Though Franco’s film posits that what they created was indeed special — a legitimate hit that has brought endless joy to audiences — it doesn’t try to complicate the talents of this pair. The very first scene finds Greg and Tommy, then strangers to each other, at an acting class where they put on two different kinds of awful performances. Greg, a shy suburban kid with frosted tips, is too nervous to really perform. Tommy, who has a hint of deaf Borat in his “New Orleans” accent, has the opposite problem: He lacks any self-awareness and he is completely over-the-top and melodramatic, quick to writhe on the floor.
Though Greg and Tommy’s lack of talent is never in question, you can see how they fool themselves. Greg, who is the point-of-view character, is handsome and, unlike Tommy, utterly normal; there’s some sense that maybe under the right circumstances, if he could just learn to act a little, Hollywood might give him his moment — like it’s done for Armie Hammer, say. Tommy, on the other hand, is like Rupert Pupkin: a little bit unhinged, utterly delusional and so desperate to be a star that nothing else matters.
Early in the film, Greg and Tommy make a pact that they’ll each never let each other lose sight of their dream. But months into their move to Los Angeles, they have made little headway. Greg gets an agent and lands auditions, but he doesn’t bank any roles. Tommy, on the other hand, is widely laughed at and occasionally advised to pursue a career as a villainous character actor, to which he gets offended. “I hero, you all villain. . . . Yeah, you laugh at the hero. That what villain do.”
It’s when Greg and Tommy are on the verge of giving up that they have their bright idea: Tommy should write his own movie. The production, of course, is a debacle. Tommy harasses his crew and actors, and they laugh at him behind his back. Unsurprisingly, the finished product is laughable.
In “The Disaster Artist,” the premiere of “The Room” acts as a climax. The audience gets the film in a way that its creator doesn’t. “The Room” wasn’t meant to be a comedy, but everyone laughs at it. Tommy is initially heartbroken at the reaction. He feels like everyone is laughing at him, which they are. There’s a world where he’s a tragic character, someone who earnestly pursues a dream America has sold him, but is constantly laughed at in his pursuit. In this world, we’re all villains for laughing.
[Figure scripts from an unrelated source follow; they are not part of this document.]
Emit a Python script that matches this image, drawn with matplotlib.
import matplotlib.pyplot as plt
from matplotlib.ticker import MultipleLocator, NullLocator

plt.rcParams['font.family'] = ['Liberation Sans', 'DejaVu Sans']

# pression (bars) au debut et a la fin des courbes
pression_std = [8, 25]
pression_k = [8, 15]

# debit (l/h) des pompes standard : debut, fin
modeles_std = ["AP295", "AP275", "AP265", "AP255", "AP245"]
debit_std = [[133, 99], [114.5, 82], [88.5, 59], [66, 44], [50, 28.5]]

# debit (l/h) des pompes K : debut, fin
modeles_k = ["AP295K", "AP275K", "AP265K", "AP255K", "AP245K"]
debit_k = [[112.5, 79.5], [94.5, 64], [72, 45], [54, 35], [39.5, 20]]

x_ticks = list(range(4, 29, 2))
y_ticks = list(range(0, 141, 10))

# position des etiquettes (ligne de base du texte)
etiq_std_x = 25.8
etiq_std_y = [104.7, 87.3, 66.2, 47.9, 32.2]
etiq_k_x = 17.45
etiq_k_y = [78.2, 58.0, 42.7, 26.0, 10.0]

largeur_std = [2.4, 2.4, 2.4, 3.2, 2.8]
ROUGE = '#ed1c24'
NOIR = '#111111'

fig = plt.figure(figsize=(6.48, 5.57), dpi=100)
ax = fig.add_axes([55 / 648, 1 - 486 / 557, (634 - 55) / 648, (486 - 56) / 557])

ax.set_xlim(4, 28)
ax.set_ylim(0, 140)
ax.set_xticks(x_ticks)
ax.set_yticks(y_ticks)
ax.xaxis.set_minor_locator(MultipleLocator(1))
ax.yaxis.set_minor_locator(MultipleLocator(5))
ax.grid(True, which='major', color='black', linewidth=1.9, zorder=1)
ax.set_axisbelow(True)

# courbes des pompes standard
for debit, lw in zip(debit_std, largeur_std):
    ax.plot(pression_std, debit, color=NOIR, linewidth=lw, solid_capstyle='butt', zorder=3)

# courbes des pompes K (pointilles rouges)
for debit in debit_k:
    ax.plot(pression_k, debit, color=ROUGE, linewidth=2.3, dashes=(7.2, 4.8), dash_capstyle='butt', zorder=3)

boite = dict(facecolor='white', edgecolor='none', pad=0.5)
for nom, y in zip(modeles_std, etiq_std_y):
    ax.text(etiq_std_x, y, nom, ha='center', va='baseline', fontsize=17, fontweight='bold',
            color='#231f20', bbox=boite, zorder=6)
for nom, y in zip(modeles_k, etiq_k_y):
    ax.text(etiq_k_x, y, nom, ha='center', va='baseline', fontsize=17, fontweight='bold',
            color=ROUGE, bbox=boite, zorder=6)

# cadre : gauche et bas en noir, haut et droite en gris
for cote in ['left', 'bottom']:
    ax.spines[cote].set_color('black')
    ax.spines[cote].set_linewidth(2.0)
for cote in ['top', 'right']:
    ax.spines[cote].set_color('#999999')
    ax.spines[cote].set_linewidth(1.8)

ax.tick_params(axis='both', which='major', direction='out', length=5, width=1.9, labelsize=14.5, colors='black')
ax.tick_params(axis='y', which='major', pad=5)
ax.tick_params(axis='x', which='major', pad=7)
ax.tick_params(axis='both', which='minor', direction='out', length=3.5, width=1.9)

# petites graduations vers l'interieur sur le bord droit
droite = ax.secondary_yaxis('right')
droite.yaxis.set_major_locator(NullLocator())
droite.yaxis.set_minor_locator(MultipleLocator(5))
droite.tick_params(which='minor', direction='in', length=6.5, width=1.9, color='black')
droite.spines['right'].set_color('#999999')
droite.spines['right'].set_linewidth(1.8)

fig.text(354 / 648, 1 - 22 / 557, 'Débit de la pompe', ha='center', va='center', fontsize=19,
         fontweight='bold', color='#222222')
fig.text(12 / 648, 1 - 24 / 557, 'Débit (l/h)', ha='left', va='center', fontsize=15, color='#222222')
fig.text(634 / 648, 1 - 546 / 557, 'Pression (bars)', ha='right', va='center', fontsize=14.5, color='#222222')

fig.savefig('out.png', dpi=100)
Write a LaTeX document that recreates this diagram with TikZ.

Instead, Tommy Wiseau is left having the last laugh. The film has netted a profit of several million dollars and has made him a minor celebrity — enough to warrant his “Kimmel” appearance. Wiseau is a Frankenstein born of the same American experiment that yielded the Donald Trump presidency. That is not to say that Wiseau himself has been a malignant force. But coming in this moment, “The Disaster Artist” forces viewers to interrogate their relationship with characters like Tommy Wiseau. What does it say about us that a person — usually a white man — can get so far by being so bad?
After the film ended, I thought back to a scene early in the film, where Tommy and Greg are tossing around a football. Tommy, who is as bad with the football as he is at acting, punts the ball into the ground, and, without any trace of irony, exclaims, “Touchdown!” Greg is the audience’s conduit, and he doesn’t say anything. He just lets Tommy think he’s scored a touchdown. And so, really, who’s to say he didn’t?